There is an old joke about a man who, coming upon a tombstone, noticed the following epitaph: “Here lies a Christian intellectual.” Reflecting for a moment, he then muttered to himself: “Folk must be awfully poor around here, having to bury two people in one grave.”
Faith versus Intellect
The joke raises the painful question: is it possible to be simultaneously both a sincere believer and an ardent intellectual? Unfortunately, for the past two centuries, much of the American church has responded with a resounding “no.”
This sentiment was perhaps best captured by Billy Sunday, an evangelist who addressed over 100 million people in the early twentieth century. He is known for such well-known quotes as: “When the word of God says one thing and scholarship another, scholarship can go to hell,” and, “I don’t know any more about theology than a jack rabbit knows about ping pong.”
In recent years, several writers have lamented this disconnect between the intellect and faith. As one sadly concludes: “The scandal of the evangelical mind is that there is not much of an evangelical mind.” Another illustrates the point by citing the Tin Woodsman in the Wizard of Oz who, in choosing between his mind and his feelings, says, “I will take the heart . . . for brains do not make one happy, and happiness is the best thing in the world.”

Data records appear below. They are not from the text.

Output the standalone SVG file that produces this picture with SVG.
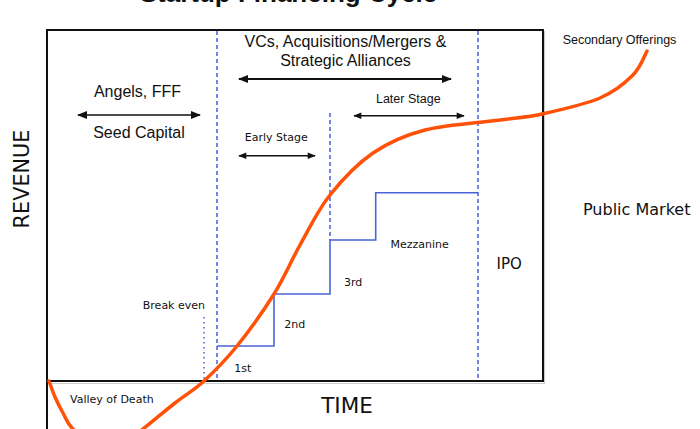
<svg xmlns="http://www.w3.org/2000/svg" width="700" height="429" viewBox="0 0 700 429">
<defs>
<marker id="ah" viewBox="0 0 10 8" refX="9" refY="4" markerWidth="10" markerHeight="8" markerUnits="userSpaceOnUse" orient="auto-start-reverse">
<path d="M0,0 L10,4 L0,8 Z" fill="#111"/>
</marker>
<marker id="ahs" viewBox="0 0 10 8" refX="9" refY="4" markerWidth="9" markerHeight="6.5" markerUnits="userSpaceOnUse" orient="auto-start-reverse">
<path d="M0,0 L10,4 L0,8 Z" fill="#111"/>
</marker>
<marker id="ahl" viewBox="0 0 10 8" refX="9" refY="4" markerWidth="12" markerHeight="8" markerUnits="userSpaceOnUse" orient="auto-start-reverse">
<path d="M0,0 L10,4 L0,8 Z" fill="#111"/>
</marker>
</defs>
<style>
.sans{font-family:"Liberation Sans",Arial,sans-serif;fill:#111}
.dv{font-family:"DejaVu Sans",Verdana,sans-serif;fill:#111}
.dash{stroke:#3a52d8;stroke-width:1.4;stroke-dasharray:4 3;fill:none}
.step{stroke:#4a63d8;stroke-width:1.6;fill:none}
.arr{stroke:#111;fill:none}
</style>
<rect width="700" height="429" fill="#fff"/>
<text class="sans" x="288.5" y="2" font-size="26" font-weight="bold" text-anchor="middle">Startup Financing Cycle</text>
<g id="frame">
<path d="M48,383.5 H544.5 V31" stroke="#ccc" stroke-width="1.2" fill="none"/>
<rect x="47" y="30" width="496" height="351" fill="none" stroke="#111" stroke-width="2"/>
<line x1="47" y1="381" x2="47" y2="429" stroke="#111" stroke-width="2"/>
</g>
<g id="dividers">
<line class="dash" x1="217" y1="31" x2="217" y2="381"/>
<line class="dash" x1="478" y1="31" x2="478" y2="381"/>
<line class="dash" x1="330" y1="113" x2="330" y2="240"/>
<line x1="204" y1="317" x2="204" y2="381" stroke="#3a52d8" stroke-width="1.4" stroke-dasharray="1.5 3.5"/>
</g>
<g id="steps">
<path class="step" d="M217,346 H274 V294 H330 V240 H375.7 V192.7 H478"/>
</g>
<g id="connectors">
<line class="arr" x1="239" y1="79" x2="451" y2="79" stroke-width="2" marker-start="url(#ahl)" marker-end="url(#ahl)"/>
<line class="arr" x1="78" y1="115" x2="200" y2="115" stroke-width="1.6" marker-start="url(#ah)" marker-end="url(#ah)"/>
<line class="arr" x1="354" y1="115.7" x2="464" y2="115.7" stroke-width="1.4" marker-start="url(#ahs)" marker-end="url(#ahs)"/>
<line class="arr" x1="239" y1="155.7" x2="315" y2="155.7" stroke-width="1.4" marker-start="url(#ahs)" marker-end="url(#ahs)"/>
</g>
<g id="curve">
<path d="M49,381 C50,383.7 52.7,391.7 55,397 C57.3,402.3 60,407.7 63,413 C66,418.3 66.8,423.3 73,429 C79.2,434.7 91.3,444.8 100,447 C108.7,449.2 117.8,445 125,442 C132.2,439 134.7,435.5 143,429 C151.3,422.5 164.8,411 175,403 C185.2,395 193.7,390.5 204,381 C214.3,371.5 225.3,360.5 237,346 C248.7,331.5 263.5,310.8 274,294 C284.5,277.2 290.7,261.5 300,245 C309.3,228.5 317.8,210.3 330,195 C342.2,179.7 357.2,163.8 373,153 C388.8,142.2 403.8,135.5 425,130 C446.2,124.5 480.5,122.7 500,120 C519.5,117.3 525.3,117.7 542,114 C558.7,110.3 584.8,104.5 600,98 C615.2,91.5 625.2,82.8 633,75 C640.8,67.2 644.7,55 647,51" fill="none" stroke="#ff5208" stroke-width="3.5" stroke-linecap="round"/>
</g>
<g id="labels">
<text class="sans" x="345.5" y="47.3" font-size="16" text-anchor="middle">VCs, Acquisitions/Mergers &amp;</text>
<text class="sans" x="345.5" y="65.7" font-size="16" text-anchor="middle">Strategic Alliances</text>
<text class="sans" x="137.5" y="96.7" font-size="16" text-anchor="middle">Angels, FFF</text>
<text class="sans" x="139" y="138.3" font-size="16" text-anchor="middle">Seed Capital</text>
<text class="sans" x="408.3" y="102.7" font-size="12.5" text-anchor="middle">Later Stage</text>
<text class="dv" x="276.3" y="141" font-size="11" text-anchor="middle">Early Stage</text>
<text class="sans" x="619.5" y="44" font-size="12.5" text-anchor="middle">Secondary Offerings</text>
<text class="dv" x="583" y="215" font-size="16">Public Market</text>
<text class="dv" x="496.5" y="269.3" font-size="15">IPO</text>
<text class="dv" x="390.5" y="247.7" font-size="11">Mezzanine</text>
<text class="dv" x="344" y="285.7" font-size="11">3rd</text>
<text class="dv" x="284.3" y="328.3" font-size="11">2nd</text>
<text class="dv" x="234.3" y="371.7" font-size="11">1st</text>
<text class="dv" x="205" y="309.3" font-size="11" text-anchor="end">Break even</text>
<text class="dv" x="70" y="402.7" font-size="11">Valley of Death</text>
<text class="dv" x="347" y="413.3" font-size="21.5" text-anchor="middle">TIME</text>
<text class="dv" x="0" y="0" font-size="20.8" text-anchor="middle" transform="translate(29,179) rotate(-90)">REVENUE</text>
</g>
</svg>
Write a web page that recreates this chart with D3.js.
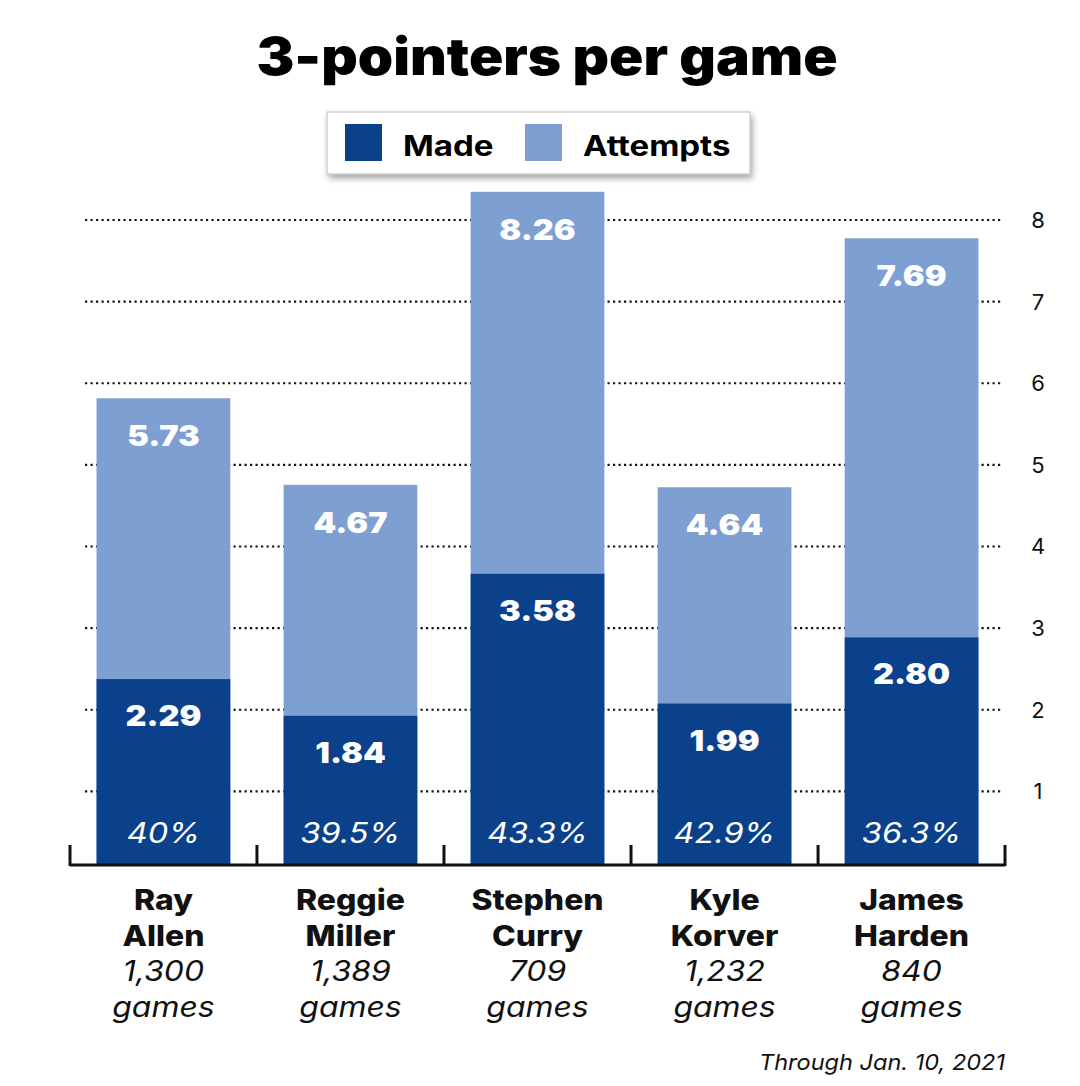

As a result of this perceived dichotomy between reason and piety, the Atlantic Monthly recently ran an article that concluded: “Of all America’s religious traditions, evangelical Protestantism . . . ranks dead last in intellectual stature.” In a similar vein, another writer notes that the United States is unique for having a populace as religious as India but an intellectual elite as secular as Sweden.
Faith and Intellect
This devaluation of the life of the mind is deeply regrettable. Surely, our ability to think is one of God’s greatest gifts. To be created in his image means to be able to reason, create and synthesize.
As such, anti-intellectualism is clearly contrary to Jesus’ first and greatest command—“You shall love the Lord your God with all of your heart, soul, mind and strength” (Mark 12:30). It also runs counter to a significant stream of church history, from Clement to Augustine to Aquinas to Calvin to Jonathan Edwards to John Wesley and others.
While it is undeniable that our sinful natures diminish the clarity of our thinking (as is true in every area of our lives), we are called not only to celebrate God’s original good creation but also to “be renewed in our minds” (Romans 12:2) and to “take every thought captive to obey Christ” (2 Corinthians 10:5). Like the apostle Paul, it should be our goal to be “conformed to the mind of Christ” (1 Corinthians 2:16).
I sincerely believe that Jesus was the greatest thinker who ever lived. As such, we are to prize the mind, not shrivel into a false piety and, as a result, suffer from fear and insecurity. Rather than embracing an ethos of withdrawal and defeatism, we are to grapple honestly and openly with difficult issues. To do otherwise would be to dishonor the name we bear. Our calling is to bring every inch of creation—including the mind—to the feet of Jesus. Let us do so with resolve and humility.